Arriving at Hammersmith at 12.00, I was pleased to have an easy tube journey round to Liverpool Street station, and to meet my friend Mary there for lunch. The Stansted Express got me to the airport, and within minutes I was at the hotel I had booked, (the service at which left to be desired – interesting that I have not been asked for a review…)
It was great to discover that of the 13 people on the trip, six of us had all been on the same company, Wildlife Travel‘s, trip to Morocco, in March 2020, days before the UK’s first lockdown (and written up in seven blog posts starting here). Our leaders, Philip Precey (one of the directors of the company) and James Lowen, were the same as well.

We landed at Mytilene airport, a couple of miles to the south of the capital, around 1.15 local time (two hours ahead of UK time). After an interminable wait to get through passport control – I wished I had been wearing my tee-shirt, ‘Don’t blame me, I voted Remain’ – we were met by Maria and our driver, whose name, shamefully, I never did get in the entire week, and at around 4 o’clock we arrived at our first hotel.


Those two pictures were actually taken on our last morning, but the following are the obligatory pictures taken immediately on arrival of the views from the front and back balconies of my first floor room.


Half an hour to settle in and we were whisked out for our first walk, basically a road walk around a lake-that-no-longer-was. This involved starting at the end of the road at the Gulf of Kalloni. But first a backward look revealed that there was a black stork flying over our hotel.

What is the difference between a gulf and a bay? There are several answers to be found on the web, some saying there is really no difference, but I like this one, from the Ocean Conservancy. “A bay is a broad, recessed coastal inlet where the land curves inward. There is a coastline on three sides of a bay. A gulf is a more defined and deeper inlet with the entrance more enclosed than a bay.”

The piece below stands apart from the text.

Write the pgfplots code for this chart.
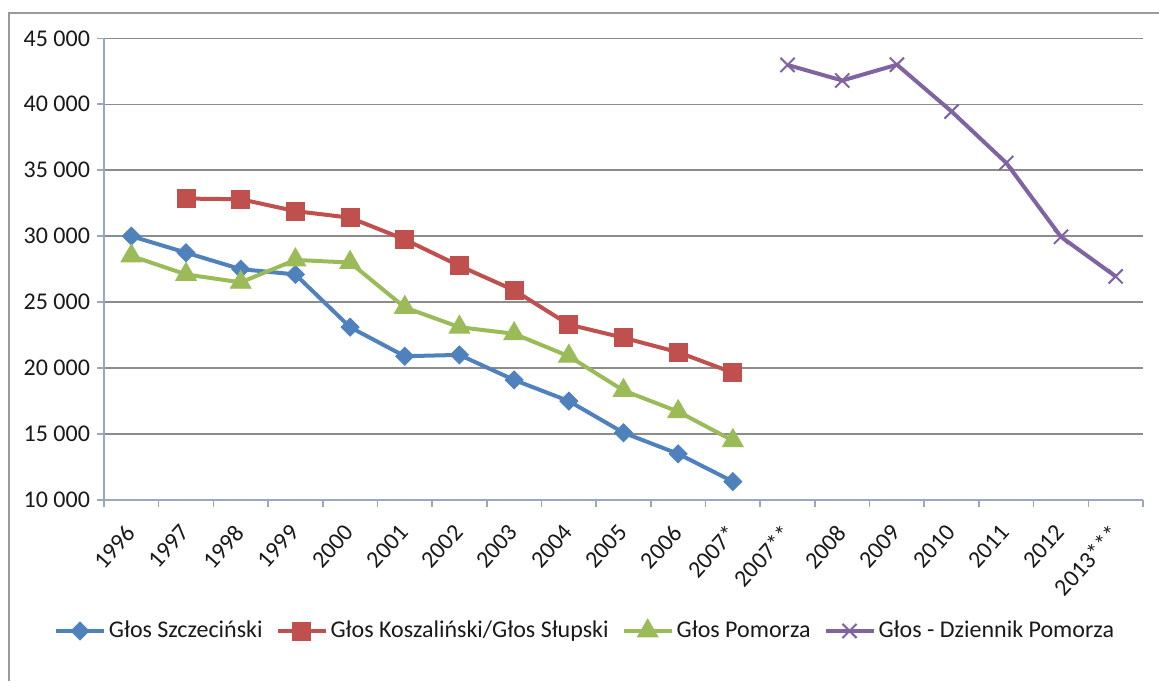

Panels like this were to be found nearly everywhere we went during the week.




I should point out that I was the least informed about wildlife of everyone on this trip, and could only admire the identification and fieldwork skills of the others. My ignorance did not spoil my enjoyment! I tried to note the name of everything of which I took a photo, and I now also refer to the labels attached to the raft of photos sent us a day or so ago by Philip. Any corrections and additions noted in the comments below will be transferred to captions and attributed.
It was impossible not to take dozens of photos of wildflowers every day. They were spectacular.

Far away, a white stork was seen.





This was fun.
If there was one flower which dominated, the memory at least, it was the poppy, in different varieties.

The fifteen of us did not stick together all the time, as some lingered to look at things and others didn’t. Andrew and I found ourselves walking ahead at one point, deep in conversation, as we almost completed the loop, and came across greater flamingos, a long way off, in silhouette, and in full sun.


We thought the others must have found something very interesting, as they were taking such a while to catch us up. … Hang on, we realised, we didn’t see a patch like this on our way out, we have missed the turning back to our hotel. In total we must have walked a good kilometre too far as we hurried back, to enable Andrew’s wife, Jane, to have access to their room, since Andrew had the key!